The damage in 1986 struck the business especially hard.
“After that we had to take out a loan … in order to get enough equity back into the business to open up, but we never (financially) recovered to where we were before,” Atkins said. “Never.”
After the 1986 flood receded, it left Cass Avenue and East Huron Avenue covered with black river silt and dead fish. Locals began referring to the locale as the “Combat Zone.”
“These people that have never gone through it will never realize what these people have been going through down South with all the flooding lately, and out East,” Atkins said. “It’s nightmarish. Every time I see it on TV, it puts you through a nightmare again. Nobody can describe the oil and grease, mud, crud – all the stuff that floated through.”
The cleanup effort, however, warmed her heart.
“We had tremendous volunteers – old people, young people,” Atkins said. “It was just unreal how many people came out to volunteer help, and I’ll be forever grateful to them.
“When they say people don’t care anymore, people do care. We had our dissenters, but basically, people care. As far as I’m concerned.”
Though several floods occurred in Vassar after 1986, a $5.6 million flood-control project took place in 2006, partially paid for by a federal grant though landowners in the Moore Drain watershed continue paying assessments through 2026.

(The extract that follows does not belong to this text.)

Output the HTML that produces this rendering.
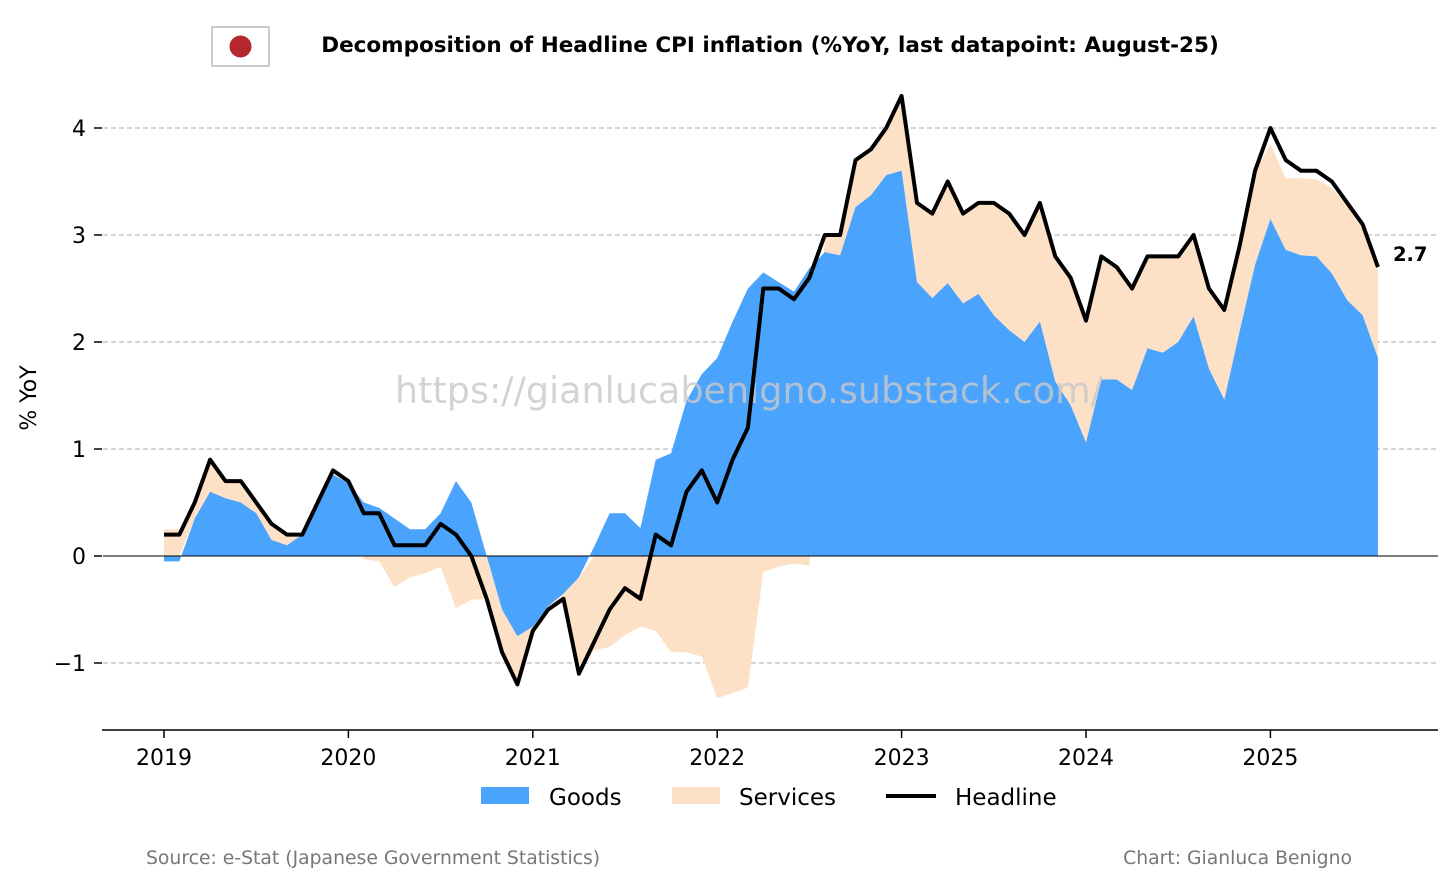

“I think it’s deterred a lot,” Atkins said. “If they just keep (waterways) cleaned out, number one, at least the flow of water can get through and not be blocked up.”
“In my opinion, it’s doing what it’s designed to do,” Denniston said. “It’s keeping a lot of the water off the Moore Drain. In the spring, that drain has always come up, and always flooded, but I’ve only seen it flooded about four times since (2006).”
Sarah Pistro, the Tuscola County Drain Commissioner who was petitioned by county residents for flood control to protect Vassar, views the 2006 improvements as effective.
“I haven’t watched (Vassar) on the news too much for flooding since then,” Pistro said.
Pistro said she’d be surprised to see waters reach the height they did in Vassar in 1986, and doesn’t believe such a flood could happen there again.
“But you’ve got to maintain – if the drains are not maintained, anything can happen, because you’re going to have all that sediment built up,” Pistro said.
Bob Mantey, current county drain commissioner, said the 2006 project has significantly reduced impacts of floods in Vassar. Mantey, however, won’t rule out another storm like the one in September of 1986.
“There’s always a chance,” Mantey said. “They call 1986 this ‘100-year storm.’ They talk about things in what constitutes a 100-year storm, and a lot of it’s just related to frequency. They call it a 100-year flood because that’s something easy for people to understand. But what people get caught in is they think it will only happen every 100 years and that’s not true.
“It just means that there’s a 1 percent chance. When you get a storm that lasts all day long, there’s a 1 percent chance that you might get a storm like that.”
Atkins was asked if Vassar could ever see water eight feet high on downtown businesses again.
“Anything could happen,” Atkins said. “We don’t have control of this. You can pray that it doesn’t happen, but anything can happen. Just look around the world. Look at the disasters around the world they haven’t been able to stop.”
Some Vassar stores have been demolished, and some homes razed or relocated, since the 1986 flood.
This year, though, five new businesses have opened along East Huron Avenue (M-15) in what – in 1986 – was part of the “Combat Zone.”
“We have a lot of gaps in Vassar, but we’re coming back,” Atkins said. “I want you to put that in there – I feel so positive about Vassar right now with people having the courage to open up new businesses. I think we’re gonna come back.”